In my day, you had to visit a dozen Blockbusters to find a ratty copy of The Decline of Western Civilization. Now the story of Darby Crash and the Germs has been pruned into the same formulaic Great Man narrative you’d expect to see applied to, say, Babe Ruth. Crash, the frontman of one of SoCal’s more enduring punk acts, was a self-immolating, conflicted queer in a scene whose attitude toward the gay stuff was ambivalent at best. In his book Enter Naomi, author Joe Carducci was clearly talking about the Germs clique when he wrote that Hollywood rock’s tone “was set by showbiz pedophiles grabbing after faghags-in-denial chasing reluctant homosexuals back into the closet”—an analysis about a zillion times smarter than Secret‘s treatment.
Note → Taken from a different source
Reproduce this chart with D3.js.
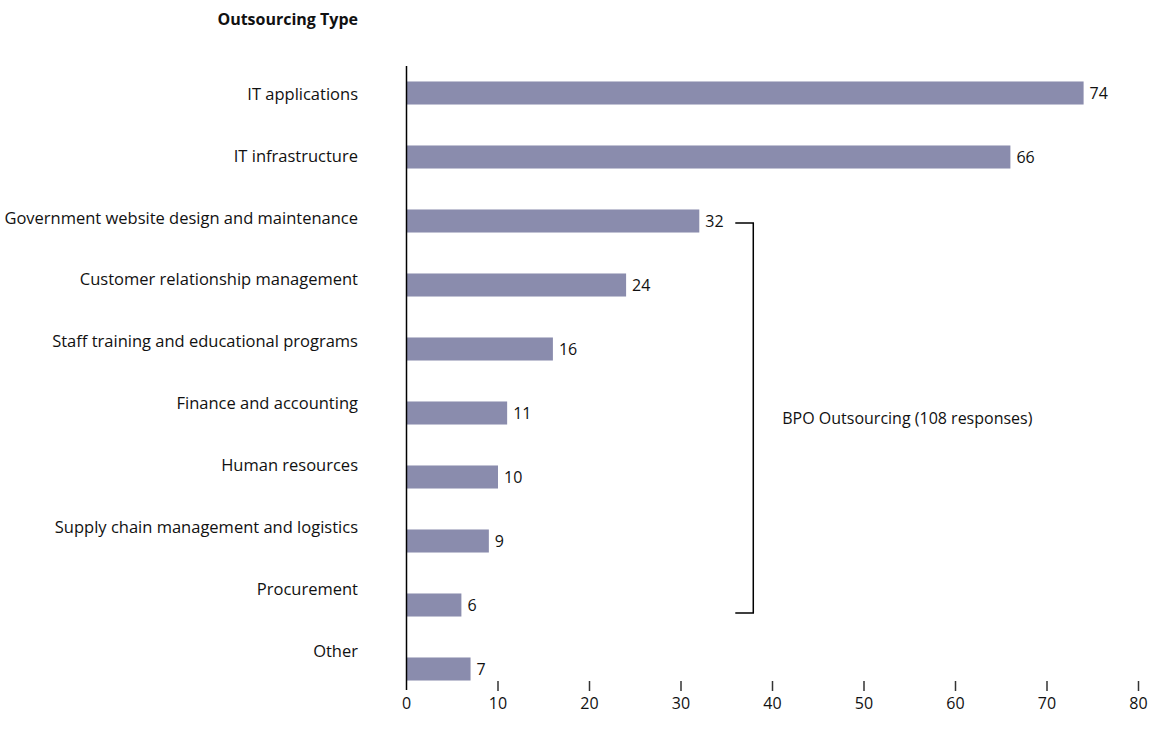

Combining the stereotypes of a hundred indie coming-out dramas with an insight into intra-band politics worthy of a VH1 pundit, first-time writer/director Rodger Grossman’s version of the Germs’ story, with Crash played by Shane West, sounds almost verbatim like the far superior 2002 oral history Lexicon Devil: The Fast Times and Short Life of Darby Crash and the Germs. The worst kind of bastard adaptation, Secret subtracts without adding: What’s not onscreen is the covert thrill of teenage self-invention that kept Germs armbands circulating on a generation of weird kids despite media indifference and cultural amnesia—which is much of the reason that Crash’s story bears telling.